Yesterday, in the process of climbing Wilson Peak, I slipped on a steep snowfield and had to self-arrest. Now before you go thinking that I’m a badass who almost died, I should say that while I could have slid a good deal further than I did, even if I had hit the rocks below, I would have been okay; it wasn’t a lethal slope. But whatever the case, it’s shocking when the ground crumbles from beneath your feet and you suddenly find yourself in a free fall.

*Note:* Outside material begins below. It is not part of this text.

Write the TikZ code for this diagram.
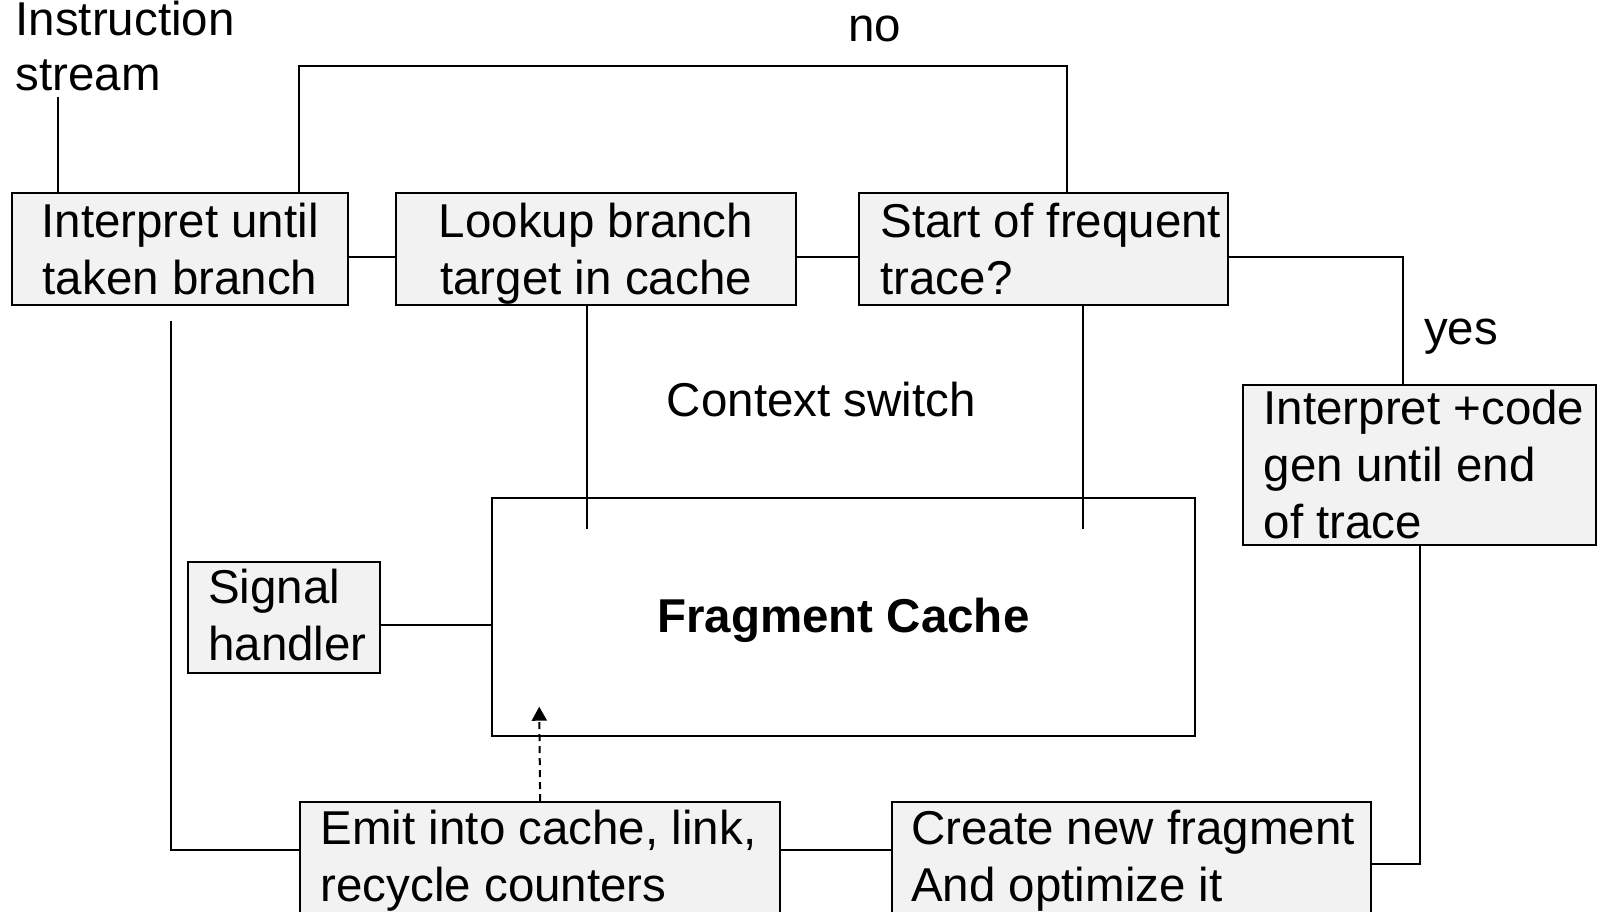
\documentclass[tikz,border=0pt]{standalone}
\usepackage{fontspec}
\setmainfont{Liberation Sans}
\usepackage{tikz}
\usetikzlibrary{arrows.meta}
\definecolor{boxgray}{HTML}{F2F2F2}

\begin{document}
\begin{tikzpicture}[x=1pt, y=-1pt,
		every node/.style={font=\fontsize{47.5pt}{57pt}\selectfont},
		stepbox/.style={draw, fill=boxgray, line width=2pt, anchor=north west, inner sep=0pt, align=center, minimum height=111.6pt},
		txt/.style={anchor=west, align=left, inner xsep=#1, inner ysep=0pt},
		link/.style={line width=2pt}]
	\useasboundingbox (0,0) rectangle (1606,911);
	% boxes
	\node[anchor=north west, align=left, inner sep=0pt] (stream) at (15.4,1) {Instruction\\[-2pt]stream};
	\node[stepbox, minimum width=336pt] (interp) at (11,192) {Interpret until\\taken branch};
	\node[stepbox, minimum width=399.4pt, label={[align=center, inner sep=0pt, yshift=-5pt]center:{Lookup branch\\target in cache}}] (lookup) at (395.4,192) {};
	\node[stepbox, minimum width=368.7pt, label={[txt=22pt]west:{Start of frequent\\trace?}}] (start) at (858.3,192) {};
	\node[stepbox, minimum width=352.3pt, minimum height=159.5pt, label={[txt=21pt]west:{Interpret +code\\gen until end\\of trace}}] (gen) at (1242.4,384) {};
	\node[stepbox, minimum width=192.5pt, label={[txt=21.5pt, yshift=2.5pt]west:{Signal\\handler}}] (signal) at (186.5,560.5) {};
	\node[stepbox, fill=white, minimum width=703.6pt, minimum height=238.6pt, label={[inner sep=0pt, text depth=0pt, yshift=2pt, font=\fontsize{47.5pt}{57pt}\selectfont\bfseries]center:Fragment Cache}] (cache) at (490.6,496.5) {};
	\node[stepbox, minimum width=480.3pt, label={[txt=21.5pt, yshift=-3pt]west:{Emit into cache, link,\\recycle counters}}] (emit) at (299,801) {};
	\node[stepbox, minimum width=479.4pt, label={[txt=20pt, yshift=-3pt]west:{Create new fragment\\And optimize it}}] (create) at (891,801) {};
	% labels
	\node[anchor=base] (no) at (874.6,41) {no};
	\node[anchor=base west] (yes) at (1420.5,344) {yes};
	\node[anchor=base] (ctx) at (821.4,416.4) {Context switch};
	% free ends
	\coordinate (src) at (58.4,97.3);
	\coordinate (top) at (1067.2,65.5);
	\coordinate (lk) at (586.9,528.5);
	\coordinate (st) at (1082.6,528.5);
	\coordinate (back) at (171,320.7);
	\coordinate (tip) at (539.2,706.7);
	% connectors
	\draw[link] (src) -- (src |- interp.north);
	\draw[link] (interp.north -| emit.west) |- (top) -- (top |- start.north);
	\draw[link] ([yshift=-8pt]interp.east) -- ([yshift=-8pt]lookup.west);
	\draw[link] ([yshift=-8pt]lookup.east) -- ([yshift=-8pt]start.west);
	\draw[link] ([yshift=-8pt]start.east) -| ([xshift=160.8pt]gen.north west);
	\draw[link] (gen.south) |- ([yshift=-6pt]create.east);
	\draw[link] (lk |- lookup.south) -- (lk);
	\draw[link] (st |- start.south) -- (st);
	\draw[link] ([yshift=-8pt]signal.east) -- ([yshift=-8pt]signal.east -| cache.west);
	\draw[link] (back) |- ([yshift=8.3pt]emit.west);
	\draw[link] ([yshift=8.3pt]emit.east) -- ([yshift=8.3pt]emit.east -| create.west);
	\draw[link, dash pattern=on 7pt off 5pt, -{Triangle[length=14pt,width=15pt]}] (emit.north) -- (tip);
\end{tikzpicture}
\end{document}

When I slipped, I immediately rolled onto my stomach and dug my fingers and toes into the snow. I had just about stopped myself when out of the corner of my eye, I saw Dan Clader flying through the air to tackle me (if you know Dan Clader, I’m sure you can picture this). To help stop my descent, he wound up straddling and half-sitting on me, which was one of the more horrifying/hilarious moments of my life – and while my first reaction was pissy annoyance that I had slipped at all, I wound up laughing hysterically, belly to the snow, with bloody knees and frozen fingers and no power to do much about it.
We eventually got off of the slope and finished the climb; I’ve now summited 32 of the 54 14ers, and am going for my 33rd tomorrow.
But today has been a rest day, and I’ve spent it in my hometown of Montrose, Colorado. I haven’t lived here in 13 years, my parents haven’t in 10, and I haven’t even visited for 2.5. While some things remain the same (this is the only place I’ve ever been where rather than digging out the old tree stump, people hire a chainsaw artist to carve it into a vicious, soaring eagle or three bear cubs in a totem pole: instant lawn art), so much of the town has changed. It sprawls out in every direction for miles further than I remember the boundaries to be. I know basically no one. Our old house has been painted so drastically differently, I barely recognize it. There are new businesses and new restaurants, while the storefronts for some shops I remember sit vacant.
And when I think about the life I used to have, the life my family used to have, all of a sudden I find myself in a free fall.
It’s so different. Everything is so different than it used to be, relationships and location and home. The familiar parts of this town are a palpable reminder of what my family has lost. The future looks nothing like what I envisioned as a child growing up in Montrose, and on my worst days (the past few days being some of the very worst), I feel like our inevitable fate is to tumble down the slippery slope and crash against the boulders of Rock Bottom.
We tend to think of “hope” as a positive feeling, one of potential and possibility and the anticipation that tomorrow will be better than today. But I’m realizing that hope is actually a painful emotion – because by its very definition, the thing we are longing for is not.
If it was, there would be no need for hope at all.
Hope is hard work. It’s an acknowledgement that things are not the way we wish they were – and yet, that it might not always feel this way. It’s a willingness to carry the uncomfortable weight of imperfection. It’s anticipation with no guarantee.
Maybe more than anything, it’s simply a decision against resignation.
So I dig in my fingers, dig in my toes, and self-arrest before hitting the bottom. There is so much more ahead, and I want to know what it is – because what if it’s worth seeing?